Source:
https://scmp.com/comment/insight-opinion/article/1938476/solution-chinas-demographic-time-bomb-lies-changing-age-old
Opinion/ Comment

The solution to China’s demographic time bomb lies in changing age-old attitudes

The data on male-female imbalance is worrying but punishment and regulations are not enough; ultimately, civic education is key

Because of a traditional cultural preference for boys, compounded by the one-child policy, China has a worrying male-female population imbalance. Photo: EPA

By the law of nature, male babies should only slightly outnumber females. Ultimately societies defy the rule at peril to their stability. The mainland has been doing it for a long time, because of a traditional cultural preference for boys, compounded by the one-child policy. Measures introduced in 2002 to rein in the imbalance, targeting pre-birth gender scanning and selective abortion, have had limited effect. Now the authorities are getting serious with an overdue overhaul of them.

The boy-girl birth ratio has risen from 108.5 to 100 in 1982 – just outside the international standard of 103 to 107 – to 115 in 1994 and a peak of 121.2 in 2004, after which it began to level off and then decline. A sample survey by the National Bureau of Statistics found the ratio stood at 113.5 last year. But it is still far too high and the lower it gets the more population planners run into core cultural resistance. As a result, demographers estimate, 20 million to 34 million more boys than girls have been born in the last three decades.

Fortunately two factors in China’s rise mitigate against the imbalance. Growing urbanisation is expected to help, but some public policies such as land inheritance in rural areas sustain a preference for boys. Relaxation of the one-child policy and the adoption of the two-child policy last year is also seen as having been positive for gender balance. Perversely, however, some people fear the opposite could be true if parents of a girl need not fear punishment for having a second child to try to get a boy, but may not want a second if the first-born is a boy. This is speculation at this stage but it would exacerbate a very serious population issue which, if not addressed effectively soon, could have untold consequences for social stability and cohesion within a decade.

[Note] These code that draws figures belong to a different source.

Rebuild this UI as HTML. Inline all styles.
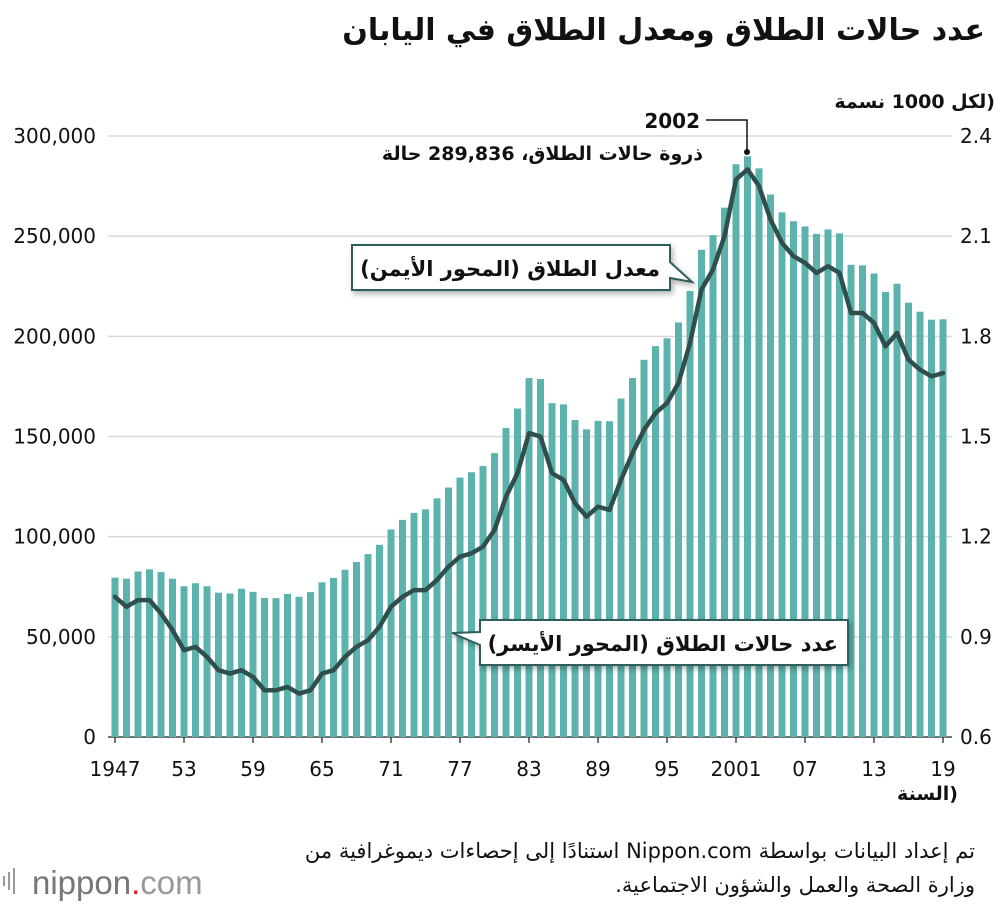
<!DOCTYPE html>
<html><head><meta charset="utf-8">
<style>
body{margin:0;background:#fff;}
svg{display:block;font-family:"DejaVu Sans","Liberation Sans",sans-serif;}
.rtl{direction:rtl;unicode-bidi:embed;text-anchor:start;}
</style></head>
<body>
<svg id="chart" width="1000" height="904" viewBox="0 0 1000 904">
<defs>
<filter id="sh" x="-10%" y="-20%" width="130%" height="160%"><feDropShadow dx="2" dy="3" stdDeviation="3" flood-color="#000" flood-opacity="0.3"/></filter>
</defs>
<text x="985" y="40" class="rtl" font-size="30" font-weight="bold" fill="#111">عدد حالات الطلاق ومعدل الطلاق في اليابان</text>
<text x="995" y="108" class="rtl" font-size="19" font-weight="bold" fill="#111">(لكل 1000 نسمة</text>
<g id="grid"></g>
<g id="bars"></g>
<g id="line"></g>
<g id="axes"></g>
<text x="700" y="128" text-anchor="end" font-size="20" font-weight="bold" fill="#111">2002</text>
<polyline points="706,120 747,120 747,152" fill="none" stroke="#111" stroke-width="1.5"/>
<circle cx="747" cy="152" r="3" fill="#111"/>
<text x="703" y="160" class="rtl" font-size="19" font-weight="bold" fill="#111">ذروة حالات الطلاق، 289,836 حالة</text>
<g filter="url(#sh)">
<path d="M352,245 H670 V262 L692,282 L670,278 V290 H352 Z" fill="#fff" stroke="#2d5e5c" stroke-width="2"/>
</g>
<text x="660" y="276" class="rtl" font-size="21" font-weight="bold" fill="#111">معدل الطلاق (المحور الأيمن)</text>
<g filter="url(#sh)">
<path d="M480,620 H848 V665 H480 V645 L452,633 L480,632 Z" fill="#fff" stroke="#2d5e5c" stroke-width="2"/>
</g>
<text x="838" y="651" class="rtl" font-size="21" font-weight="bold" fill="#111">عدد حالات الطلاق (المحور الأيسر)</text>
<text x="958" y="800" class="rtl" font-size="19" font-weight="bold" fill="#111">(السنة</text>
<text x="975" y="858" class="rtl" font-size="21" fill="#111">تم إعداد البيانات بواسطة Nippon.com استنادًا إلى إحصاءات ديموغرافية من</text>
<text x="975" y="892" class="rtl" font-size="21" fill="#111">وزارة الصحة والعمل والشؤون الاجتماعية.</text>
<g>
<rect x="3" y="876" width="2" height="10" fill="#999"/><rect x="8" y="872" width="2" height="18" fill="#999"/><rect x="13" y="868" width="2" height="26" fill="#999"/>
<text x="32" y="894" font-family="Liberation Sans,sans-serif" font-size="33" fill="#777">nippon<tspan fill="#e0202a">.</tspan><tspan fill="#999">com</tspan></text>
</g>
</svg>
<script>
const startYear = 1947;
const counts = [79551,79032,82575,83689,82331,79021,75255,76759,75267,72040,71651,74004,72455,69410,69323,71394,69996,72306,77195,79432,83478,87327,91280,95937,103595,108382,111877,113622,119135,124512,129485,132146,135250,141689,154221,163980,179150,178746,166640,166054,158227,153600,157811,157608,168969,179191,188297,195106,199016,206955,222635,243183,250529,264246,285911,289836,283854,270804,261917,257475,254832,251136,253353,251378,235719,235406,231383,222107,226238,216798,212296,208333,208496];
const rates = [1.02,0.99,1.01,1.01,0.97,0.92,0.86,0.87,0.84,0.80,0.79,0.80,0.78,0.74,0.74,0.75,0.73,0.74,0.79,0.80,0.84,0.87,0.89,0.93,0.99,1.02,1.04,1.04,1.07,1.11,1.14,1.15,1.17,1.22,1.32,1.39,1.51,1.50,1.39,1.37,1.30,1.26,1.29,1.28,1.37,1.45,1.52,1.57,1.60,1.66,1.78,1.94,2.00,2.10,2.27,2.30,2.25,2.15,2.08,2.04,2.02,1.99,2.01,1.99,1.87,1.87,1.84,1.77,1.81,1.73,1.70,1.68,1.69];
const leftTicks = [0,50000,100000,150000,200000,250000,300000];
const leftTickLabels = ["0","50,000","100,000","150,000","200,000","250,000","300,000"];
const rightTicks = [0.6,0.9,1.2,1.5,1.8,2.1,2.4];
const rightTickLabels = ["0.6","0.9","1.2","1.5","1.8","2.1","2.4"];
const xTickYears = [1947,1953,1959,1965,1971,1977,1983,1989,1995,2001,2007,2013,2019];
const xTickLabels = ["1947","53","59","65","71","77","83","89","95","2001","07","13","19"];

const NS="http://www.w3.org/2000/svg";
const y0=737, y1=136;
const xS = i => 115 + i*11.5;
const yL = v => y0 - v/300000*(y0-y1);
const yR = r => y0 - (r-0.6)/1.8*(y0-y1);
function mk(tag, attrs, parent){const e=document.createElementNS(NS,tag);for(const k in attrs)e.setAttribute(k,attrs[k]);parent.appendChild(e);return e;}
const grid=document.getElementById('grid'), bars=document.getElementById('bars'), line=document.getElementById('line'), axes=document.getElementById('axes');
leftTicks.forEach((t,i)=>{
  const g=mk('line',{x1:108,x2:952,y1:yL(t),y2:yL(t),stroke:i===0?'#444':'#d8d8d8','stroke-width':1.5},grid);
  
  
  const tl=mk('text',{x:96,y:yL(t)+7,'text-anchor':'end','font-size':20,fill:'#111'},axes);
  tl.textContent=leftTickLabels[i];
  
  
});
rightTicks.forEach((t,i)=>{
  const tl=mk('text',{x:960,y:yR(t)+7,'font-size':20,fill:'#111'},axes);
  tl.textContent=rightTickLabels[i];
  
  
});
counts.forEach((c,i)=>{
  const b=mk('rect',{x:xS(i)-3.5,y:yL(c),width:7,height:y0-yL(c),fill:'#5cb3ad'},bars);
  
  
});
const pts=rates.map((r,i)=>xS(i)+','+yR(r)).join(' ');
const pl=mk('polyline',{points:pts,fill:'none',stroke:'#2f4f4c','stroke-width':4.5,'stroke-linejoin':'round','stroke-linecap':'round'},line);


xTickYears.forEach((yr,i)=>{
  const x=xS(yr-startYear);
  const tk=mk('line',{x1:x,x2:x,y1:y0,y2:y0+6,stroke:'#444','stroke-width':1.5},axes);
  
  
  const tl=mk('text',{x:x,y:776,'text-anchor':'middle','font-size':20,fill:'#111'},axes);
  tl.textContent=xTickLabels[i];
  
  
});
</script>
</body></html>
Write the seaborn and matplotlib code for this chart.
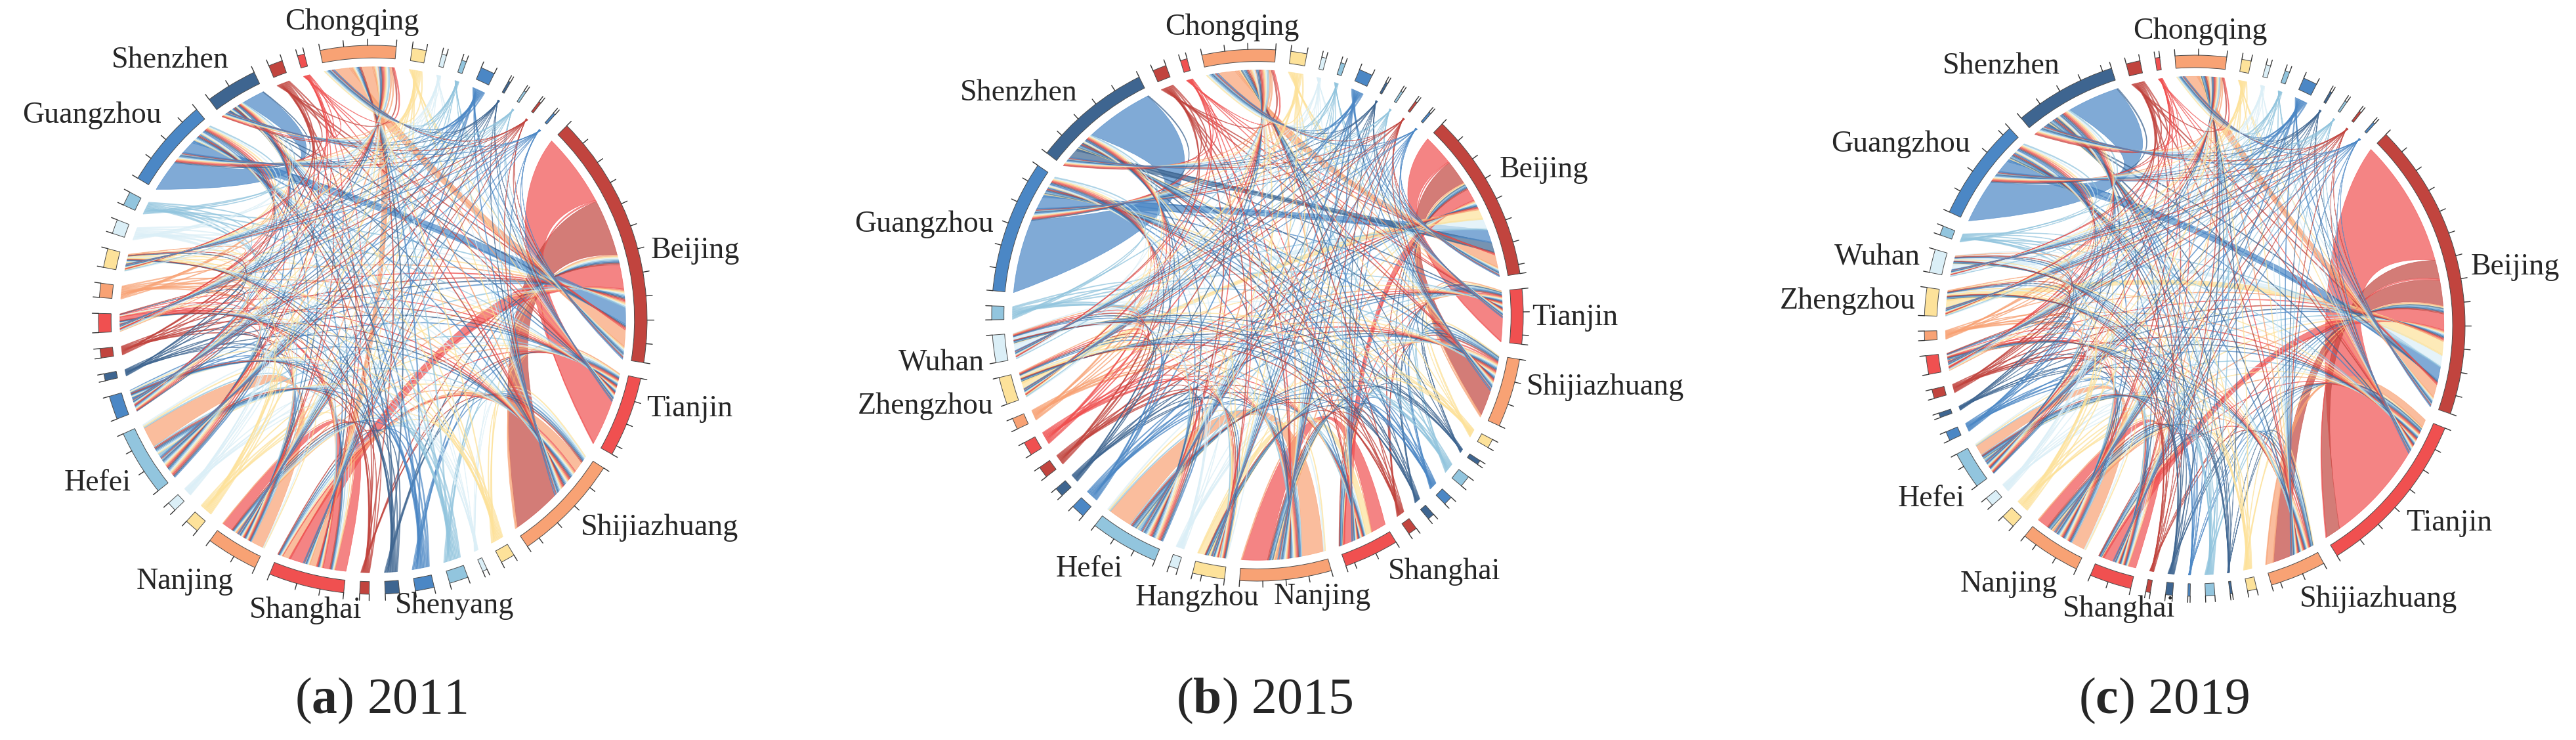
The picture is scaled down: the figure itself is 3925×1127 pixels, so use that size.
import numpy as np
import matplotlib
matplotlib.use("Agg")
import matplotlib.pyplot as plt
import seaborn as sns
from matplotlib.path import Path
from matplotlib.patches import PathPatch, Wedge

sns.set_style("white")
plt.rcParams['font.family'] = ['Liberation Serif', 'DejaVu Serif']
plt.rcParams['mathtext.fontset'] = 'custom'
plt.rcParams['mathtext.bf'] = 'Liberation Serif:bold'

DR, RD, OR, YE = "#c1443e", "#f05050", "#f8a274", "#fde29a"
LB, BL, DB, CY = "#92c5de", "#4b87c5", "#3e6590", "#dbeff7"

# segments clockwise from Beijing; sizes in degrees of arc
# ---- (a) 2011 ----
names_a = ["Beijing", "Tianjin", "Shijiazhuang", "", "", "", "", "Shenyang", "", "Shanghai", "Nanjing",
           "", "", "Hefei", "", "", "", "", "", "", "", "", "Guangzhou", "Shenzhen", "", "",
           "Chongqing", "", "", "", "", "", "", "", ""]
sizes_a = [54, 17, 23, 3, 1, 4, 4, 3, 2, 16, 11, 3, 2, 14, 5, 1.5, 2, 4, 3, 4, 3, 3, 19, 11, 3, 1.5,
           16, 3, 1, 1, 3, 0.5, 0.5, 0.5, 0.5]
colors_a = [DR, RD, OR, YE, CY, LB, BL, DB, DR, RD, OR, YE, CY, LB, BL, DB, DR, RD, OR, YE, CY, LB,
            BL, DB, DR, RD, OR, YE, CY, LB, BL, DB, LB, DR, BL]
links_a = [(1, 0, 18), (0, 2, 14), (10, 13, 6), (9, 10, 5), (17, 9, 3), (22, 23, 10), (26, 0, 4),
           (26, 9, 3), (22, 0, 4), (9, 0, 6), (2, 9, 3)]
hubs_a = [0, 1, 2, 9, 10, 13, 22, 23, 26, 14, 17, 19]
labels_a = {"Beijing": 14, "Tianjin": -18, "Shijiazhuang": -45, "Shenyang": -74, "Shanghai": -103,
            "Nanjing": -118, "Hefei": -146, "Guangzhou": 136, "Shenzhen": 119, "Chongqing": 94}

# ---- (b) 2015 ----
names_b = ["Beijing", "Tianjin", "Shijiazhuang", "", "", "", "", "", "", "Shanghai", "Nanjing",
           "Hangzhou", "", "Hefei", "", "", "", "", "", "Zhengzhou", "Wuhan", "", "Guangzhou",
           "Shenzhen", "", "", "Chongqing", "", "", "", "", "", "", "", ""]
sizes_b = [37, 12, 15, 2, 1, 2.5, 2, 1.5, 2, 12, 20, 7, 2, 15, 3, 2, 2.5, 3, 2.5, 6, 6, 3, 29, 26, 3,
           1.5, 16, 3.5, 1, 1, 3, 0.5, 0.5, 0.5, 0.5]
colors_b = [DR, RD, OR, YE, DB, LB, BL, DB, DR, RD, OR, YE, CY, LB, BL, DB, DR, RD, OR, YE, CY, LB,
            BL, DB, DR, RD, OR, YE, CY, LB, BL, DB, LB, DR, BL]
links_b = [(1, 0, 10), (0, 2, 8), (22, 23, 24), (9, 10, 8), (10, 13, 7), (20, 0, 3), (19, 0, 3),
           (26, 0, 4), (22, 0, 4), (9, 0, 4), (11, 9, 3), (23, 0, 3)]
hubs_b = [0, 1, 2, 9, 10, 13, 22, 23, 26, 11, 19, 20]
labels_b = {"Beijing": 31, "Tianjin": -0.5, "Shijiazhuang": -15, "Shanghai": -63, "Nanjing": -77,
            "Hangzhou": -102, "Hefei": -118, "Zhengzhou": -161, "Wuhan": -170, "Guangzhou": 161,
            "Shenzhen": 129, "Chongqing": 95}

# ---- (c) 2019 ----
names_c = ["Beijing", "Tianjin", "Shijiazhuang", "", "", "", "", "", "", "Shanghai", "Nanjing", "", "",
           "Hefei", "", "", "", "", "", "Zhengzhou", "Wuhan", "", "Guangzhou", "Shenzhen", "", "",
           "Chongqing", "", "", "", "", "", "", "", ""]
sizes_c = [64, 36, 12, 2, 0.5, 2, 0.5, 1.5, 1, 9, 13, 3, 2, 8, 2, 1, 2, 4, 2, 6, 5, 2, 22, 22, 3, 1,
           11, 2, 1, 1, 3, 0.5, 0.5, 0.5, 0.5]
colors_c = [DR, RD, OR, YE, DB, LB, BL, DB, DR, RD, OR, YE, CY, LB, BL, DB, DR, RD, OR, YE, CY, LB,
            BL, DB, DR, RD, OR, YE, CY, LB, BL, DB, LB, DR, BL]
links_c = [(1, 0, 40), (0, 2, 8), (0, 1, 6), (22, 23, 14), (10, 13, 5), (9, 10, 4), (19, 0, 4),
           (20, 0, 3), (26, 0, 4), (22, 0, 4), (9, 0, 5), (2, 1, 3)]
hubs_c = [0, 1, 2, 9, 10, 13, 22, 23, 26, 17, 19, 20]
labels_c = {"Beijing": 12, "Tianjin": -43, "Shijiazhuang": -69, "Shanghai": -105, "Nanjing": -118,
            "Hefei": -143, "Zhengzhou": 175, "Wuhan": 166, "Guangzhou": 141, "Shenzhen": 117.5,
            "Chongqing": 89}

thin_w = 0.35

# layout: (tag, year, ..., start angle, centre px, outer radius px, caption x px)
panels = [("a", "2011", names_a, sizes_a, colors_a, links_a, hubs_a, labels_a, 45, (568, 487), 418, 580),
          ("b", "2015", names_b, sizes_b, colors_b, links_b, hubs_b, labels_b, 46, (1916, 480), 405, 1926),
          ("c", "2019", names_c, sizes_c, colors_c, links_c, hubs_c, labels_c, 45, (3344, 496), 412, 3297)]

W, H = 3925, 1127
fig = plt.figure(figsize=(W / 100, H / 100), dpi=100)
HALF = 1.6
R_OUT = 1.085
FOCUS = np.array([0.22, 0.33])


def pt(a, r=1.0):
    t = np.deg2rad(a)
    return np.array([r * np.cos(t), r * np.sin(t)])


def ribbon(ax, a1, a2, b1, b2, color, alpha, lw):
    pa, pb = pt((a1 + a2) / 2), pt((b1 + b2) / 2)
    ctrl = 0.25 * (pa + pb) / 2 + FOCUS
    verts = [pt(x) for x in np.linspace(a1, a2, 16)]
    codes = [Path.MOVETO] + [Path.LINETO] * 15
    verts += [ctrl, pt(b1)]
    codes += [Path.CURVE3, Path.CURVE3]
    verts += [pt(x) for x in np.linspace(b1, b2, 16)[1:]]
    codes += [Path.LINETO] * 15
    verts += [ctrl, pt(a1)]
    codes += [Path.CURVE3, Path.CURVE3]
    ax.add_patch(PathPatch(Path(verts, codes), facecolor=color, edgecolor=color, lw=lw, alpha=alpha))


def draw_chord(ax, names, sizes, colors, links, hubs, labels, start):
    n = len(sizes)
    gap = (360 - sum(sizes)) / n
    spans = []
    a = start
    for s in sizes:
        spans.append((a, a - s))
        a -= s + gap
    mids = [(x + y) / 2 for x, y in spans]

    thin = []
    for h in hubs:
        for k in range(n):
            if k != h and not (k in hubs and hubs.index(k) < hubs.index(h)):
                thin.append((k, h, thin_w))
    all_links = [(i, j, w) for i, j, w in links] + thin

    # slot allocation: sort each node's ends by where the other end sits
    ends = {k: [] for k in range(n)}
    for li, (i, j, w) in enumerate(all_links):
        ends[i].append((li, j, w))
        ends[j].append((li, i, w))
    slot = {}
    for k in range(n):
        tot = sum(w for _, _, w in ends[k])
        if tot == 0:
            continue
        span = spans[k][0] - spans[k][1]
        order = sorted(ends[k], key=lambda e: -(((mids[e[1]] - mids[k]) % 360) or 360))
        cur = spans[k][0]
        for li, other, w in order:
            d = span * w / tot
            slot[(li, k)] = (cur, cur - d)
            cur -= d

    big_ids = sorted(range(len(links)), key=lambda li: -links[li][2])
    for li in big_ids:
        i, j, w = all_links[li]
        (a1, a2), (b1, b2) = slot[(li, i)], slot[(li, j)]
        ribbon(ax, a1, a2, b1, b2, colors[i], 0.7, 0.5)
    for li in range(len(links), len(all_links)):
        i, j, w = all_links[li]
        (a1, a2), (b1, b2) = slot[(li, i)], slot[(li, j)]
        ribbon(ax, a1, a2, b1, b2, colors[i], 0.6, 0.7)

    for k, (a1, a2) in enumerate(spans):
        ax.add_patch(Wedge((0, 0), R_OUT, a2, a1, width=0.05, facecolor=colors[k],
                           edgecolor="#4a4a4a", lw=0.7))
        ticks = [a1, a2] + list(np.arange(a1 - 5, a2 + 1, -5))
        for t in ticks:
            p0, p1 = pt(t, R_OUT), pt(t, R_OUT + 0.025)
            ax.plot([p0[0], p1[0]], [p0[1], p1[1]], color="#333333", lw=1.0)

    for name, ang in labels.items():
        c, s = np.cos(np.deg2rad(ang)), np.sin(np.deg2rad(ang))
        p = pt(ang, 1.12 + 0.06 * abs(s))
        ha = "left" if c > 0.3 else ("right" if c < -0.3 else "center")
        ax.text(p[0], p[1], name, ha=ha, va="center", fontsize=33)


for tag, year, names, sizes, colors, links, hubs, labels, start, (cx, cy), rpx, capx in panels:
    unit = rpx / R_OUT
    wpx = 2 * HALF * unit
    ax = fig.add_axes([(cx - wpx / 2) / W, 1 - (cy + wpx / 2) / H, wpx / W, wpx / H])
    ax.set_xlim(-HALF, HALF)
    ax.set_ylim(-HALF, HALF)
    ax.set_aspect("equal")
    ax.axis("off")
    draw_chord(ax, names, sizes, colors, links, hubs, labels, start)
    fig.text(capx / W, 1 - 1067 / H, r"($\mathbf{" + tag + r"}$) " + year, ha="center", va="center",
             fontsize=56)

fig.savefig("out.png", dpi=100, facecolor="white")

Hong Kong laboratories play a leading role in DNA testing of blood samples sent across the border to get around the ban on sex-selection. Last year, 14 mainland government agencies issued a joint circular to stop collection and movement of samples. Beijing has revised the 2002 rules to tighten regulation of production, sales and use of medical equipment such as ultrasound scanners, chromosome test kits and abortion drugs, and family planning authorities will crack down on selective abortion. But there is a need for more than punishment, such as intensive civic education about the kind of conflicted society that could be shaped by too many males, and incentives to move on from a tradition overtaken by modernisation.